No le sorprendió que el capitán Sutor apareciese sin anunciarse en su puerta. De hecho, temía que se presentara. Sin embargo, colgó el auricular con calma y comentó:
– No le esperaba, capitán. Tengo que salir. ¿Qué le parece si nos vemos mañana?
– No es posible. He venido para hablar del incidente del domingo.
– Comprendo. -Bora se desabrochó la pistolera, sin reparar en el sobresalto de Sutor-. ¿Quiere examinar mi arma?
– ¿Después de todo el tiempo que ha tenido para limpiarla? No.
– La acusación que hace es muy grave, capitán. Espero que pueda demostrarla.
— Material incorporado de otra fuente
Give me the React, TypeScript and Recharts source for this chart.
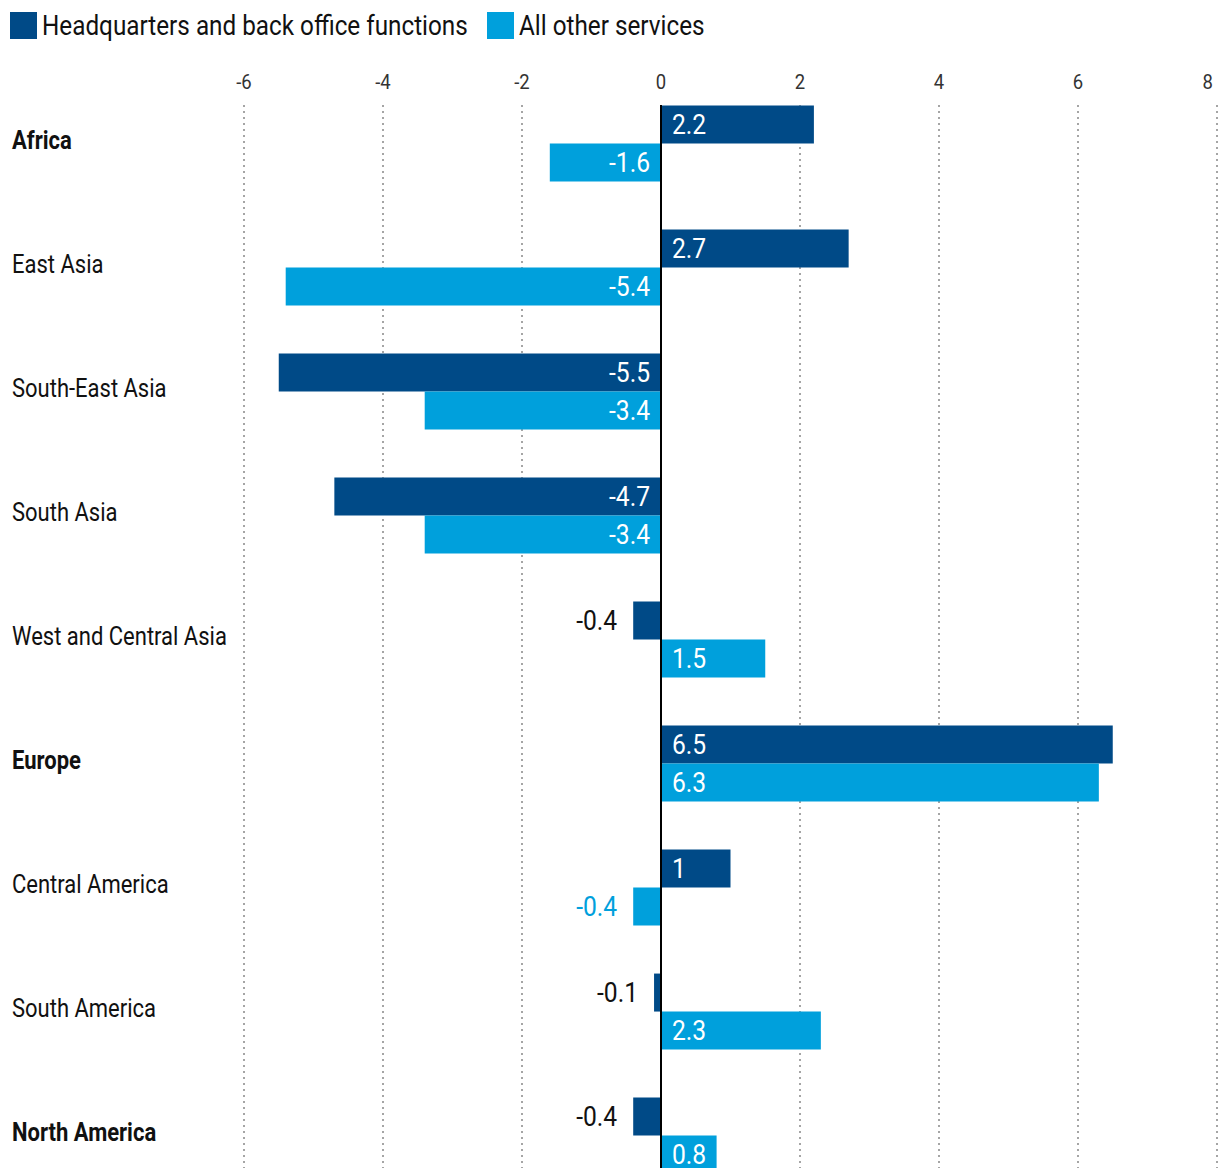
import { BarChart, Bar, XAxis, YAxis, CartesianGrid, ReferenceLine, LabelList } from 'recharts';

const regions = [
  'Africa',
  'East Asia',
  'South-East Asia',
  'South Asia',
  'West and Central Asia',
  'Europe',
  'Central America',
  'South America',
  'North America',
];
const boldRegions = ['Africa', 'Europe', 'North America'];
const hqValues = [2.2, 2.7, -5.5, -4.7, -0.4, 6.5, 1, -0.1, -0.4];
const otherValues = [-1.6, -5.4, -3.4, -3.4, 1.5, 6.3, -0.4, 2.3, 0.8];
const xTicks = [-6, -4, -2, 0, 2, 4, 6, 8];

const seriesNames = ['Headquarters and back office functions', 'All other services'];
const DARK = '#004a87';
const LIGHT = '#00a0dc';
const FONT = "Roboto, 'Noto Sans', sans-serif";
const SQUEEZE = 0.88; // fake a condensed face

const chartData = regions.map((name, i) => ({
  name,
  hq: hqValues[i],
  other: otherValues[i],
}));

// horizontally squeezed svg text
const CText = ({ x, y, children, ...rest }: any) => (
  <g transform={`translate(${x},${y}) scale(${SQUEEZE},1)`}>
    <text x={0} y={0} fontFamily={FONT} {...rest}>
      {children}
    </text>
  </g>
);

// value labels: white inside the bar, outside (left) when the bar is too short
const makeLabel = (outsideColor: string) => (props: any) => {
  const { x, y, width, height, value } = props;
  const left = Math.min(x, x + width);
  const right = Math.max(x, x + width);
  const cy = y + height / 2 + 9;
  const small = Math.abs(value) < 0.5;
  if (value < 0) {
    return (
      <CText
        x={small ? left - 16 : right - 11}
        y={cy}
        textAnchor="end"
        fill={small ? outsideColor : '#fff'}
        fontSize={28}
      >
        {value}
      </CText>
    );
  }
  return (
    <CText x={left + 11} y={cy} textAnchor="start" fill="#fff" fontSize={28}>
      {value}
    </CText>
  );
};

const XTick = (props: any) => {
  const { x, y, payload } = props;
  const last = payload.value === xTicks[xTicks.length - 1];
  return (
    <CText x={last ? x - 4 : x} y={y + 7} textAnchor={last ? 'end' : 'middle'} fill="#333" fontSize={21}>
      {payload.value}
    </CText>
  );
};

const YTick = (props: any) => {
  const { y, payload } = props;
  const bold = boldRegions.includes(payload.value);
  return (
    <CText x={4} y={y + 5} textAnchor="start" fill="#111" fontSize={25} fontWeight={bold ? 'bold' : 'normal'}>
      {payload.value}
    </CText>
  );
};

const ZeroLine = (props: any) => {
  const { x1, y1, x2, y2 } = props;
  return <line x1={x1} y1={y1 + 23} x2={x2} y2={y2} stroke="#000" strokeWidth={2} />;
};

const legendX = [2, 479];

const App = () => {
  return (
    <div style={{ position: 'fixed', left: 0, top: 0, width: 1218, height: 1168, overflow: 'hidden', background: '#fff' }}>
      <svg width={1210} height={48} style={{ position: 'absolute', left: 8, top: 8, display: 'block' }}>
        {seriesNames.map((s, i) => (
          <g key={s}>
            <rect x={legendX[i]} y={4} width={27} height={27} fill={i === 0 ? DARK : LIGHT} />
            <CText x={legendX[i] + 32} y={27} fill="#111" fontSize={27.6}>
              {s}
            </CText>
          </g>
        ))}
      </svg>
      <div style={{ position: 'absolute', left: 8, top: 56 }}>
        <BarChart
          width={1210}
          height={1142}
          data={chartData}
          layout="vertical"
          margin={{ top: 0, right: 1, bottom: 0, left: 0 }}
          barCategoryGap="19%"
          barGap={0}
        >
          <CartesianGrid
            vertical
            horizontal={false}
            stroke="#888"
            strokeWidth={1.5}
            strokeDasharray="2 4"
            y={49}
            height={1093}
          />
          <XAxis
            type="number"
            orientation="top"
            domain={[-6, 8]}
            ticks={xTicks}
            height={26}
            axisLine={false}
            tickLine={false}
            tickSize={0}
            tickMargin={0}
            tick={<XTick />}
            interval={0}
          />
          <YAxis
            type="category"
            dataKey="name"
            width={236}
            axisLine={false}
            tickLine={false}
            tick={<YTick />}
            interval={0}
          />
          <Bar dataKey="hq" name={seriesNames[0]} fill={DARK} isAnimationActive={false}>
            <LabelList dataKey="hq" content={makeLabel('#111')} />
          </Bar>
          <Bar dataKey="other" name={seriesNames[1]} fill={LIGHT} isAnimationActive={false}>
            <LabelList dataKey="other" content={makeLabel(LIGHT)} />
          </Bar>
          <ReferenceLine x={0} shape={<ZeroLine />} />
        </BarChart>
      </div>
    </div>
  );
};

export default App;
Sutor miró alrededor, tranquilo de nuevo.
– En realidad la muerte de la mujer es algo secundario. Lo que quiero saber es quién más estaba en la plaza. Sacerdotes, amas de casa y soldados pueden decirme que no vieron nada, pero usted no es de los que no prestan atención.
– A veces me distraigo.
– El coronel Dollmann estaba allí con usted.
Bora cerró el expediente del caso Reiner y lo guardó en el maletín.
– ¿Se lo ha preguntado a él?
– Hay cosas que no puedo hacer. Tenemos entendido que usted fue el primero en llegar junto al cadáver.
– Es cierto. -Después de cerrar el maletín Bora se puso en pie-. Es curioso que tenga usted tanto interés por el caso. Esa mujer era de la resistencia. Una comunista. El que la mató nos hizo un favor a todos.
Sutor tenía el rostro impasible, como un perro de presa.
– ¿Quién la mató, Bora?
– No lo sé.
– El disparo procedía de una P treinta y ocho del ejército. Bora rodeó el escritorio lentamente.
– Lástima. Hay miles de ésas por ahí.
– ¿Quién disparó?
– No lo sé. Y no me gusta que me acosen de esta manera.
– Vamos, mayor, no me mienta. ¿Quién disparó a la mujer? Consciente de que no podría librarse del SS tan fácilmente,
Bora se enfrentó a él.
– Le repito que no lo sé.
– Alguien disparó. Usted estaba allí. O bien lo vio o bien fue usted quien la mató. Si no lo hizo, está protegiendo a otra persona.
Por un instante la angustia que en su pesadilla le provocaba la persecución del animal sanguinario estuvo a punto de traicionarle.